KPC emphasized that the investments will be financed through a mix of internally generated cash flows and innovative financial strategies, including debt capital market access, special purpose vehicle (SPV) project financing, and partnerships. The company is poised to focus on enhancing operational efficiency to capitalize on anticipated growth in fuel demand across the East African market. KPC anticipates its gross profit margin will average around 61% over the next six years, compared to 57% in the previous five years.

Despite these optimistic projections, KPC faces challenges from regional competitors, particularly Uganda, which is developing its own energy infrastructure. The $5 billion East African Crude Oil Pipeline (EACOP) is nearing completion, which will facilitate crude oil exports from Uganda via Tanzania. Uganda plans to commence oil production from its oilfields in the second half of 2026, aided by partnerships with major oil companies, including TotalEnergies and CNOOC.

KPC has expressed concerns about the potential impact of Uganda’s refinery development, expected to be operational by 2029/30. If successful, this could pose a significant threat to KPC’s regional expansion strategy, particularly as Uganda aims to process its crude oil for domestic use.

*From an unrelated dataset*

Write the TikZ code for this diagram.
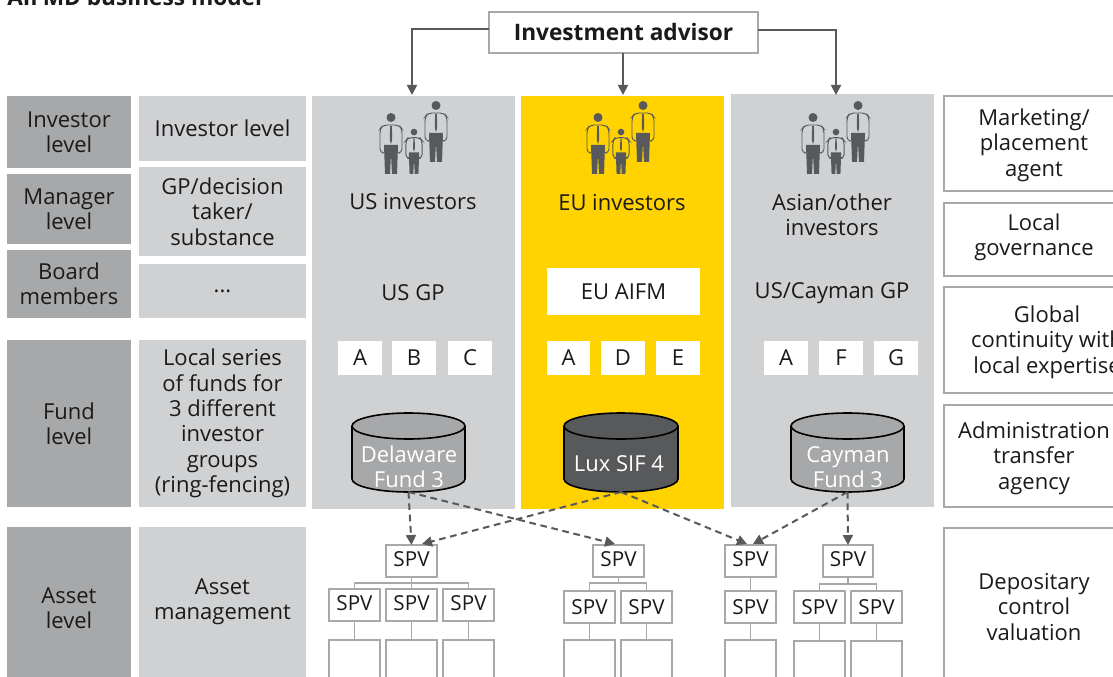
\documentclass[tikz,border=0pt]{standalone}
\usepackage{fontspec}
\setmainfont{Open Sans}
\usetikzlibrary{arrows.meta}
\definecolor{dgray}{HTML}{A7A8AA}
\definecolor{lgray}{HTML}{D0D1D3}
\definecolor{eyyellow}{HTML}{FFD200}
\definecolor{iconc}{HTML}{58595B}
\definecolor{txt}{HTML}{1A1A1A}
\tikzset{
  x=0.75pt,y=-0.75pt,
  base/.style={inner sep=0pt,outer sep=0pt,align=center,text=txt,font=\fontsize{16.5}{19}\selectfont,anchor=north west},
  dark/.style={base,fill=dgray},
  light/.style={base,fill=lgray},
  usp/.style={base,fill=lgray},
  eup/.style={base,fill=eyyellow},
  white/.style={base,fill=white},
  side/.style={base,draw=dgray,line width=1.5pt,fill=white},
  advisor/.style={base,draw=dgray,line width=1.5pt,fill=white,font=\fontsize{17}{19}\selectfont\bfseries},
  spv/.style={base,draw=dgray,line width=1.5pt,fill=white,font=\fontsize{15.5}{17}\selectfont},
  solidarrow/.style={draw=iconc,line width=1.5pt,-{Triangle[length=7.5pt,width=7.5pt]}},
  dasharrow/.style={draw=iconc,line width=1.5pt,dash pattern=on 5pt off 3.5pt,-{Triangle[length=7.5pt,width=7.5pt]}},
  link/.style={draw=dgray,line width=1.2pt},
  label/.style={inner sep=0pt,align=center,text=txt,font=\fontsize{16.5}{19}\selectfont},
  cyltext/.style={inner sep=0pt,align=center,text=white,font=\fontsize{16.5}{18.5}\selectfont},
}
\newcommand\bx[7]{%
  \pgfmathsetmacro\bxw{(#5-#3)*0.75}\pgfmathsetmacro\bxh{(#6-#4)*0.75}%
  \node[#1,minimum width=\bxw pt,minimum height=\bxh pt] (#2) at (#3,#4) {#7};}
\newcommand\person[3]{%
  \begin{scope}[shift={(#1,#2)},scale=#3]
    \fill[iconc] (0,5.5) circle[radius=4.5];
    \draw[iconc,line width=0.7pt,rounded corners=3pt] (-9,41) -- (-11,41) -- (-11,17) -- (-8,13) -- (8,13) -- (11,17) -- (11,41) -- (9,41);
    \fill[iconc] (-0.9,14) -- (0.9,14) -- (1.2,28) -- (0,32) -- (-1.2,28) -- cycle;
    \fill[iconc] (-7,33) -- (7,33) -- (6,62) -- (1,62) -- (0,42) -- (-1,62) -- (-6,62) -- cycle;
  \end{scope}}
\newcommand\people[1]{%
  \person{#1}{112}{1}\person{#1+23}{128}{0.74}\person{#1+45}{100}{1}}
\newcommand\cyl[4]{% x1, x2, fill, bottom coordinate name
  \pgfmathsetmacro\cxm{(#1+#2)/2}\pgfmathsetmacro\crx{(#2-#1)/2}
  \draw[white,line width=1.2pt,fill=#3] (#1,426) -- (#1,479) arc[start angle=180,end angle=360,x radius=\crx,y radius=-13] -- (#2,426) arc[start angle=0,end angle=360,x radius=\crx,y radius=-13];
  \coordinate (#4) at (\cxm,492);}
\begin{document}
\begin{tikzpicture}
\useasboundingbox (0,0) rectangle (1113,677);
\clip (0,0) rectangle (1113,677);
\fill[white] (0,0) rectangle (1113,677);
\node[anchor=base west,inner sep=0pt,text=txt,font=\fontsize{17}{19}\selectfont\bfseries] (title) at (7,6) {AIFMD business model};
% left columns
\bx{dark}{d1}{7}{96}{131}{168}{Investor\\level}
\bx{dark}{d2}{7}{174}{131}{244}{Manager\\level}
\bx{dark}{d3}{7}{250}{131}{318}{Board\\members}
\bx{dark}{d4}{7}{340}{131}{507}{Fund\\level}
\bx{dark}{d5}{7}{527}{131}{690}{Asset\\level}
\bx{light}{l1}{139}{96}{306}{161}{Investor level}
\bx{light}{l2}{139}{167}{306}{256}{GP/decision\\taker/\\substance}
\bx{light}{l3}{139}{264}{306}{318}{...}
\bx{light}{l4}{139}{340}{306}{507}{Local series\\of funds for\\3 different\\investor\\groups\\(ring-fencing)}
\bx{light}{l5}{139}{527}{306}{677}{Asset\\management}
% panels
\bx{usp}{pUS}{312}{96}{515}{509}{}
\bx{eup}{pEU}{521}{96}{724}{509}{}
\bx{usp}{pAS}{731}{94}{934}{507}{}
% right column
\bx{side}{r1}{944}{96}{1130}{191}{}
\node[label] (r1t) at (1034,145) {Marketing/\\placement\\agent};
\bx{side}{r2}{944}{203}{1130}{276}{}
\node[label] (r2t) at (1034,237) {Local\\governance};
\bx{side}{r3}{944}{287}{1130}{393}{}
\node[label] (r3t) at (1047,342) {Global\\continuity with\\local expertise};
\bx{side}{r4}{944}{405}{1130}{507}{}
\node[label] (r4t) at (1034,458) {Administration\\transfer\\agency};
\bx{side}{r5}{944}{528}{1130}{690}{}
\node[label] (r5t) at (1034,607) {Depositary\\control\\valuation};
% advisor
\bx{advisor}{adv}{489}{12}{758}{53}{Investment advisor}
\coordinate (advL) at (489,29);
\coordinate (advR) at (758,30);
\coordinate (tUS) at (412,95);
\coordinate (tEU) at (623,95);
\coordinate (tAS) at (836,95);
\draw[solidarrow] (advL) -| (tUS);
\draw[solidarrow] (adv.south -| tEU) -- (tEU);
\draw[solidarrow] (advR) -| (tAS);
% people
\people{391}
\people{598}
\people{813}
% labels
\node[label] (usi) at (413,202) {US investors};
\node[label] (eui) at (622,203) {EU investors};
\node[label] (asi) at (832,215) {Asian/other\\investors};
\node[label] (usg) at (413,293) {US GP};
\bx{white}{euf}{547}{268}{700}{315}{EU AIFM}
\node[label] (asg) at (832,293) {US/Cayman GP};
% letters
\bx{white}{a1}{338}{341}{382}{375}{A}
\bx{white}{a2}{392}{341}{436}{375}{B}
\bx{white}{a3}{448}{341}{492}{375}{C}
\bx{white}{b1}{547}{341}{590}{375}{A}
\bx{white}{b2}{601}{341}{645}{375}{D}
\bx{white}{b3}{656}{341}{700}{375}{E}
\bx{white}{c1}{764}{341}{808}{375}{A}
\bx{white}{c2}{819}{341}{863}{375}{F}
\bx{white}{c3}{874}{341}{918}{375}{G}
% cylinders
\cyl{352}{465}{dgray}{cUS}
\cyl{564}{678}{iconc}{cEU}
\cyl{791}{904}{dgray}{cAS}
\node[cyltext] (cUSt) at (409,467) {Delaware\\Fund 3};
\node[cyltext] (cEUt) at (619,464) {Lux SIF 4};
\node[cyltext] (cASt) at (848,467) {Cayman\\Fund 3};
% SPV
\bx{spv}{s1}{386}{545}{437}{577}{\raisebox{3pt}{SPV}}
\bx{spv}{s2}{593}{545}{644}{577}{\raisebox{3pt}{SPV}}
\bx{spv}{s3}{725}{545}{776}{577}{\raisebox{3pt}{SPV}}
\bx{spv}{s4}{823}{545}{873}{577}{\raisebox{3pt}{SPV}}
\bx{spv}{m1}{329}{589}{380}{621}{\raisebox{3pt}{SPV}}
\bx{spv}{m2}{386}{589}{437}{621}{\raisebox{3pt}{SPV}}
\bx{spv}{m3}{443}{589}{494}{621}{\raisebox{3pt}{SPV}}
\bx{spv}{m4}{564}{591}{615}{623}{SPV}
\bx{spv}{m5}{621}{591}{672}{623}{SPV}
\bx{spv}{m6}{725}{591}{776}{623}{SPV}
\bx{spv}{m7}{794}{591}{845}{623}{SPV}
\bx{spv}{m8}{851}{591}{902}{623}{SPV}
\bx{spv}{b1x}{329}{640}{380}{700}{}
\bx{spv}{b2x}{386}{640}{437}{700}{}
\bx{spv}{b3x}{443}{640}{494}{700}{}
\bx{spv}{b4x}{564}{640}{615}{700}{}
\bx{spv}{b5x}{621}{640}{672}{700}{}
\bx{spv}{b6x}{725}{640}{776}{700}{}
\bx{spv}{b7x}{794}{641}{845}{700}{}
\bx{spv}{b8x}{851}{641}{902}{700}{}
% tree links
\coordinate (j1) at (411.5,583);
\coordinate (j2) at (618.5,583);
\coordinate (j4) at (848,584);
\draw[link] (s1.south) -- (m2.north);
\draw[link] (m1.north) |- (j1) -| (m3.north);
\draw[link] (s2.south) -- (j2);
\draw[link] (m4.north) |- (j2) -| (m5.north);
\draw[link] (s3.south) -- (m6.north);
\draw[link] (s4.south) -- (j4);
\draw[link] (m7.north) |- (j4) -| (m8.north);
\foreach \p/\q in {m1/b1x,m2/b2x,m3/b3x,m4/b4x,m5/b5x,m6/b6x,m7/b7x,m8/b8x}
  \draw[link] (\p.south) -- (\q.north);
% dashed arrows
\coordinate (s1t) at (422,544);
\coordinate (s2t) at (615,544);
\coordinate (s3a) at (747,544);
\coordinate (s3b) at (753,544);
\draw[dasharrow] (cUS) -- (s1.north);
\draw[dasharrow] (cUS) -- (s2t);
\draw[dasharrow] (cEU) -- (s1t);
\draw[dasharrow] (cEU) -- (s3a);
\draw[dasharrow] (cAS) -- (s3b);
\draw[dasharrow] (cAS) -- (s4.north);
\end{tikzpicture}
\end{document}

Despite these risks, KPC maintains that the broader East African market will not see sufficient consumption levels to justify extensive refining operations in the near term. The company argues that refined oil imports will remain cost-competitive for the foreseeable future.

This IPO represents a critical juncture for Kenya as it seeks to bolster its energy infrastructure while navigating financial challenges. The outcomes of this significant investment initiative could reshape the country’s economic landscape and position KPC as a key player in the region’s energy sector.